By Jeffrey Tobias, Managing Director, The Strategy Group
It’s 1982. I stand in front of a class of computer science students at the University of New South Wales. The course I am teaching? Artificial Intelligence (AI). What are the topics? Machine learning, robotics, natural language understanding, face and voice recognition and virtual personal assistants. Sound like current buzzwords? Yes, thirty-six years ago.
Last Wednesday the Australian Financial Review quoted Ginni Rometty, CEO of IBM, asserting that “the world, and the company [IBM], is at the start of a seismic technological shift that occurs only once every 25 years and will be driven by artificial intelligence.” She went on: “You might call it a watershed moment, an urgent moment, a critical moment, but none of them seem truly sufficient for this very unique moment.”
I spent a number of years at Cisco, an excellent company. Almost every year John Chambers, the CEO at the time, would get up at company meetings talking about how we were at an “inflexion point”, “a pivotal point”, and how this time was just so very different from any other time in history.
So what is hype and what is real? Let’s examine some of the facts:
1. The term artificial intelligence was coined by an MIT computer science teacher called John McCarthy in 1956. So it’s not a new concept. McCarthy believed that:
“Every aspect of learning or any other feature of intelligence can in principle be so precisely described that a machine can be made to simulate it.”
2. The cost of memory has plummeted in recent years while computer processing power has skyrocketed. The cost of memory has declined from over $12 a gigabyte in 2000 to approx. 0.4 of a cent in 2017, a 3000-fold decrease during this short interval. Over the same period, there has been a 10,000-fold increase in processing power. These technical factors are enabling a vast range of outcomes including AI. The acceleration of change cannot be denied.
3. The invention of the smartphone, coupled with the above technological improvements, has allowed some of the theory that was taught in 1982 to be brought to life at the consumer level for the first time e.g. Siri and Google Home voice technology. Remember, however, that natural language understanding and voice technology was not invented this year or last year, as the technology “futurists” would have us believe. What has happened is that the research already underway in 1982 and for many years beforehand has been able to be commercialised and made available at a personal level.
4. We need to distinguish “artificial intelligence” from what is just “smart computing”. Computers can now do things faster than ever before but just being faster is not intelligence. Being able to store large numbers of facts about you in a database and personalise offers at the point of sale is smart, but it’s not AI. Almost every startup nowadays proclaims that it uses machine learning and artificial intelligence, but my contention is that most actually don’t.
5. Artificial intelligence can be said to be at play when a computer cannot be programmed with all the data needed for certainty but when it can use some kind of heuristic to generate an answer that works for practical purposes. A heuristic technique (or heuristic) is an approach to problem solving, learning, or discovery which generates an approximate outcome that isn’t guaranteed to be perfect, but is sufficient for the immediate goals.

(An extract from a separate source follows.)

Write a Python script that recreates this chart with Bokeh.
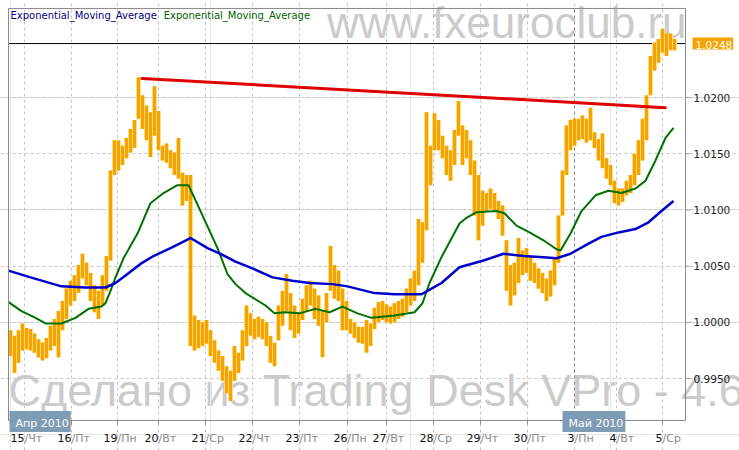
from bokeh.plotting import figure
from bokeh.models import Range1d, FixedTicker, Label, Grid
from bokeh.core.properties import value
from bokeh.embed import file_html
from bokeh.resources import INLINE

# ---------------- data ----------------
# price bars (about 2 hours per bar): high / low
bar_high = [0.9993, 0.9988, 0.9993, 0.9999, 0.9995, 0.9994, 0.9990, 0.9985, 0.9982, 0.9986,
            0.9997, 1.0003, 1.0010, 1.0019, 1.0030, 1.0037, 1.0042, 1.0051, 1.0061, 1.0053,
            1.0044, 1.0033, 1.0028, 1.0042, 1.0059, 1.0135, 1.0162, 1.0162, 1.0157, 1.0164,
            1.0172, 1.0180, 1.0218, 1.0202, 1.0193, 1.0187, 1.0210, 1.0188, 1.0157, 1.0159,
            1.0153, 1.0151, 1.0164, 1.0133, 1.0131, 1.0131, 1.0006, 1.0002, 1.0000, 1.0002,
            0.9993, 0.9984, 0.9975, 0.9970, 0.9961, 0.9957, 0.9979, 0.9973, 0.9993, 1.0015,
            1.0008, 1.0003, 1.0005, 1.0003, 1.0000, 0.9988, 0.9982, 1.0015, 1.0028, 1.0043,
            1.0026, 1.0015, 1.0009, 1.0021, 1.0033, 1.0037, 1.0030, 1.0024, 1.0010, 1.0026,
            1.0068, 1.0051, 1.0046, 1.0030, 1.0019, 1.0003, 1.0000, 0.9996, 0.9996, 1.0002,
            0.9999, 1.0013, 1.0018, 1.0019, 1.0016, 1.0014, 1.0017, 1.0019, 1.0021, 1.0030,
            1.0039, 1.0046, 1.0092, 1.0089, 1.0187, 1.0157, 1.0186, 1.0180, 1.0166, 1.0157,
            1.0153, 1.0171, 1.0197, 1.0175, 1.0171, 1.0162, 1.0144, 1.0131, 1.0117, 1.0115,
            1.0119, 1.0115, 1.0108, 1.0104, 1.0073, 1.0051, 1.0053, 1.0075, 1.0064, 1.0066,
            1.0059, 1.0053, 1.0048, 1.0044, 1.0039, 1.0046, 1.0057, 1.0095, 1.0135, 1.0175,
            1.0180, 1.0181, 1.0181, 1.0184, 1.0181, 1.0191, 1.0169, 1.0163, 1.0168, 1.0146,
            1.0140, 1.0126, 1.0119, 1.0119, 1.0126, 1.0131, 1.0150, 1.0162, 1.0181, 1.0202,
            1.0237, 1.0249, 1.0252, 1.0261, 1.0257, 1.0257, 1.0252]
bar_low = [0.9970, 0.9955, 0.9964, 0.9975, 0.9976, 0.9975, 0.9973, 0.9969, 0.9966, 0.9968,
           0.9975, 0.9979, 0.9969, 0.9993, 1.0003, 1.0015, 1.0019, 1.0026, 1.0039, 1.0033,
           1.0019, 1.0009, 1.0003, 1.0015, 1.0028, 1.0055, 1.0131, 1.0135, 1.0140, 1.0146,
           1.0151, 1.0155, 1.0181, 1.0172, 1.0162, 1.0147, 1.0166, 1.0153, 1.0144, 1.0142,
           1.0137, 1.0131, 1.0128, 1.0104, 1.0108, 0.9979, 0.9975, 0.9977, 0.9979, 0.9981,
           0.9970, 0.9964, 0.9957, 0.9948, 0.9937, 0.9930, 0.9948, 0.9955, 0.9966, 0.9979,
           0.9988, 0.9985, 0.9987, 0.9985, 0.9979, 0.9964, 0.9961, 0.9984, 0.9997, 1.0010,
           0.9993, 0.9986, 0.9990, 1.0002, 1.0010, 1.0015, 1.0003, 0.9997, 0.9969, 1.0000,
           1.0028, 1.0021, 1.0019, 0.9993, 0.9993, 0.9990, 0.9986, 0.9982, 0.9981, 0.9973,
           0.9979, 0.9994, 1.0000, 1.0002, 1.0000, 0.9999, 1.0000, 1.0003, 1.0005, 1.0009,
           1.0015, 1.0019, 1.0033, 1.0053, 1.0082, 1.0122, 1.0153, 1.0153, 1.0146, 1.0131,
           1.0126, 1.0140, 1.0166, 1.0140, 1.0146, 1.0131, 1.0095, 1.0073, 1.0086, 1.0099,
           1.0101, 1.0099, 1.0092, 1.0077, 1.0028, 1.0015, 1.0024, 1.0035, 1.0042, 1.0044,
           1.0037, 1.0035, 1.0030, 1.0026, 1.0019, 1.0023, 1.0033, 1.0053, 1.0095, 1.0131,
           1.0153, 1.0157, 1.0162, 1.0163, 1.0160, 1.0162, 1.0155, 1.0144, 1.0137, 1.0128,
           1.0122, 1.0106, 1.0104, 1.0107, 1.0113, 1.0115, 1.0122, 1.0131, 1.0144, 1.0162,
           1.0202, 1.0224, 1.0231, 1.0240, 1.0237, 1.0242, 1.0242]
bar_index = list(range(len(bar_high)))

ema_slow_x = [-0.5, 5, 12.75, 18.75, 23.75, 26.25, 29.25, 32.5, 35.75, 40,
              45, 49.25, 52.5, 56.25, 60.5, 65.5, 70.5, 74.75, 80.5, 84.25,
              91, 96, 102.75, 104.25, 107.75, 112.25, 118.25, 123.25, 128.25, 133.25,
              136.5, 140, 144.5, 147.75, 152, 156.25, 159.5, 162.75, 165.75]
ema_slow_y = [1.0046, 1.0040, 1.0032, 1.0031, 1.0031, 1.0035, 1.0043, 1.0052, 1.0059, 1.0066,
              1.0075, 1.0066, 1.0061, 1.0054, 1.0048, 1.0040, 1.0037, 1.0035, 1.0034, 1.0032,
              1.0026, 1.0025, 1.0025, 1.0028, 1.0035, 1.0049, 1.0055, 1.0061, 1.0059, 1.0058,
              1.0057, 1.0061, 1.0070, 1.0076, 1.0080, 1.0083, 1.0089, 1.0099, 1.0108]

ema_fast_x = [-0.5, 2.75, 6.25, 8.75, 12.75, 16.25, 19.5, 22.75, 23.75, 25,
              26.25, 28.25, 31.75, 35, 38.25, 41.75, 44.5, 47.5, 51.75, 54.25,
              56.25, 58.75, 63.75, 66, 68.75, 72.25, 76.25, 79.75, 83, 86.75,
              90.25, 96, 101, 103, 104.75, 107.75, 112.25, 114, 116.5, 121.5,
              123.5, 126.5, 129.75, 133.25, 136.5, 137.5, 140, 142.75, 146.25, 149.5,
              152.75, 156.25, 158.75, 161.25, 163.75, 165.75]
ema_fast_y = [1.0018, 1.0010, 1.0004, 0.9999, 0.9999, 1.0004, 1.0012, 1.0014, 1.0017, 1.0028,
              1.0040, 1.0057, 1.0079, 1.0106, 1.0115, 1.0122, 1.0122, 1.0099, 1.0066, 1.0043,
              1.0034, 1.0026, 1.0015, 1.0008, 1.0009, 1.0008, 1.0012, 1.0009, 1.0014, 1.0008,
              1.0004, 1.0006, 1.0009, 1.0017, 1.0035, 1.0058, 1.0088, 1.0093, 1.0098, 1.0099,
              1.0097, 1.0086, 1.0080, 1.0073, 1.0065, 1.0064, 1.0079, 1.0099, 1.0113, 1.0117,
              1.0115, 1.0119, 1.0126, 1.0144, 1.0164, 1.0173]

trend_x = [32.9, 163.7]
trend_y = [1.0217, 1.0191]

last_price = 1.0248

day_ticks = [3.5, 15.25, 26.75, 37, 48.75, 60.5, 72.25, 84.25, 94, 105.75,
             117.5, 129.25, 141, 151.5, 163]
day_nums = ["15", "16", "19", "20", "21", "22", "23", "26", "27", "28",
            "29", "30", "3", "4", "5"]
day_names = ["Чт", "Пт", "Пн", "Вт", "Ср", "Чт", "Пт", "Пн", "Вт", "Ср",
             "Чт", "Пт", "Пн", "Вт", "Ср"]
month_names = ["Апр 2010", "Май 2010"]
month_break = 141
price_ticks = [0.995, 1.000, 1.005, 1.010, 1.015, 1.020]

# ---------------- layout constants ----------------
# whole canvas is the plotting frame; the chart box sits inside it
CX0, CX1 = -2.5, 182.25          # canvas extent in bar units
CY0, CY1 = 0.98860, 1.02863      # canvas extent in price units
BX0, BX1 = -0.5, 168.75          # chart box
BY0, BY1 = 0.99127, 1.02792
PX = 0.25                        # bar units per pixel
PY = 0.000089                    # price units per pixel

p = figure(frame_width=739, frame_height=450,
           x_range=Range1d(CX0, CX1), y_range=Range1d(CY0, CY1),
           x_axis_location=None, y_axis_location=None,
           toolbar_location=None, output_backend="svg",
           min_border_left=0, min_border_right=0, min_border_top=0, min_border_bottom=0)
p.background_fill_color = "white"
p.border_fill_color = "white"
p.outline_line_color = None

FONT = value("DejaVu Sans")
grid_col = "#c4c4c4"
p.add_layout(Grid(dimension=0, ticker=FixedTicker(ticks=day_ticks), bounds=(BY0, BY1),
                  grid_line_color=grid_col, grid_line_dash="3 3"))
p.add_layout(Grid(dimension=1, ticker=FixedTicker(ticks=price_ticks), bounds=(BX0, BX1 + 5 * PX),
                  grid_line_color=grid_col, grid_line_dash="3 3"))

# watermarks (behind everything)
p.add_layout(Label(x=BX0, y=BY0 + 30 * PY, text="Сделано из Trading Desk VPro - 4.6",
                   text_font="Liberation Sans", text_font_size="45px",
                   text_color="#cbcbcb", text_align="left", text_baseline="alphabetic",
                   level="image"))
p.add_layout(Label(x=BX1 + 0.25, y=BY1 - 14 * PY, text="www.fxeuroclub.ru",
                   text_font="Liberation Sans", text_font_size="44px",
                   text_color="#cbcbcb", text_align="right", text_baseline="alphabetic",
                   level="image"))

# month separator and last price line
p.segment(x0=[month_break], y0=[BY0], x1=[month_break], y1=[BY1],
          line_color="#8c8c8c", line_dash="3 3", line_width=1)
p.segment(x0=[BX0], y0=[last_price], x1=[BX1], y1=[last_price],
          line_color="black", line_width=1)

# price bars
p.segment(x0=bar_index, y0=bar_low, x1=bar_index, y1=bar_high,
          line_color="#ffe48c", line_width=5)
p.segment(x0=bar_index, y0=bar_low, x1=bar_index, y1=bar_high,
          line_color="#f5a300", line_width=3.2)

# moving averages and trend
p.line(ema_fast_x, ema_fast_y, line_color="#007000", line_width=2, line_join="round")
p.line(ema_slow_x, ema_slow_y, line_color="#0000cc", line_width=2.5, line_join="round")
p.line(trend_x, trend_y, line_color="#e00000", line_width=3, line_cap="round")

# chart box
p.quad(left=[BX0], right=[BX1], bottom=[BY0], top=[BY1],
       fill_color=None, line_color="#8a8a8a", line_width=1)

# price axis (right)
n_p = len(price_ticks)
p.segment(x0=[BX1] * n_p, y0=price_ticks, x1=[BX1 + 5 * PX] * n_p, y1=price_ticks,
          line_color="#a0a0a0", line_width=1)
p.text(x=[BX1 + 8 * PX] * n_p, y=price_ticks, text=[f"{t:.4f}" for t in price_ticks],
       text_font=FONT, text_font_size="10.5px", text_color="#222222",
       text_align="left", text_baseline="middle")

# date axis (bottom)
n_d = len(day_ticks)
p.segment(x0=day_ticks, y0=[BY0] * n_d, x1=day_ticks, y1=[BY0 - 4 * PY] * n_d,
          line_color="#8a8a8a", line_width=1)
p.text(x=day_ticks, y=[BY0 - 18 * PY] * n_d, text=day_nums, text_font=FONT,
       text_font_size="11px", text_color="#111111", text_align="right", text_baseline="middle")
p.text(x=day_ticks, y=[BY0 - 18 * PY] * n_d, text=["/" + d for d in day_names], text_font=FONT,
       text_font_size="11px", text_color="#8a8a8a", text_align="left", text_baseline="middle")

# month boxes
for mx, mname in zip([BX0 + 0.25, month_break - 3], month_names):
    p.add_layout(Label(x=mx, y=BY0 - 1 * PY, text=mname, text_font="DejaVu Sans",
                       text_font_size="11px", text_color="white", text_baseline="middle",
                       background_fill_color="#7f9cb7", padding=[6, 2, 6, 2]))

# legend texts
p.add_layout(Label(x=BX0 + 0.5, y=BY1 - 7 * PY, text="Exponential_Moving_Average",
                   text_font="DejaVu Sans", text_font_size="10px", text_color="#000080",
                   text_baseline="middle"))
p.add_layout(Label(x=38.3, y=BY1 - 7 * PY, text="Exponential_Moving_Average",
                   text_font="DejaVu Sans", text_font_size="10px", text_color="#006400",
                   text_baseline="middle"))

# last price marker
p.add_layout(Label(x=BX1 + 7 * PX, y=last_price, text=f"{last_price:.4f}", text_font="DejaVu Sans",
                   text_font_size="10.5px", text_color="white", text_baseline="middle",
                   background_fill_color="#f5a300", padding=[3, 1, 3, 1]))

open("out.html", "w").write(file_html(p, INLINE))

Human intelligence makes use of heuristics and computers can be programmed to use them too. Take a simple example. You need to paint your house. The painter comes to provide a quote, walks from room to room, and says “Well, the price to paint the house will be $xx”. Why did the painter not measure each room down to the centimetre and calculate the price exactly? Because she uses a heuristic, a “rule of thumb” – a best guess that, in her experience, will be close enough in taking account of her costs. And over the years, as she paints more and more houses, her best guess becomes even better!
Machine learning and artificial intelligence make use of heuristics to generate a best-guess that is good enough for real world problems.
A good example is face recognition. When the immigration officer holds your passport near your face to validate your identity at an airport he is in fact using his own rule of thumb and best guess. Since he doesn’t have a set of all possible facial images in his brain, to validate that the passport picture really is a picture of you and not someone else. If we try to have a computer match a passport photo to a traveller, it is impossible to build a database of every face on the planet and the computer would take too long finding the perfect match anyway. However, it is possible to program heuristics so that a best guess, over time, as more and more faces are matched, is as close to certainty as possible (but not, in fact, certainty). Same with voice recognition.
So, if AI can imitate human judgement using heuristics, will it ravage our workforce? Some doomsayers clearly think so.
“No question, the impact of artificial intelligence and automation will be profound… we need to prepare for a future in which job losses reach 99%”
Calum McClelland, 2016
Seriously? 99%? New technology, all the way back to stone tools and the wheel, has always made some work redundant. A changing workforce as a result of technological change is not new, especially since the advent of the personal computer and the internet. Look at the way industries such as photography, accounting, travel, accommodation, healthcare and financial services have been seriously impacted by technology and automation. Many jobs have been lost – and many new ones that we could not have imagined have been created.
With respect to AI, there will doubtless be many individuals who will have to negotiate the instability and loss that will result from machines having human-like capacities for judgement based on heuristics. But on a societal level, the adoption of increasingly sophisticated technology will, as it always has done, open up unimaginable new ventures and activities, with a vast number of new work opportunities.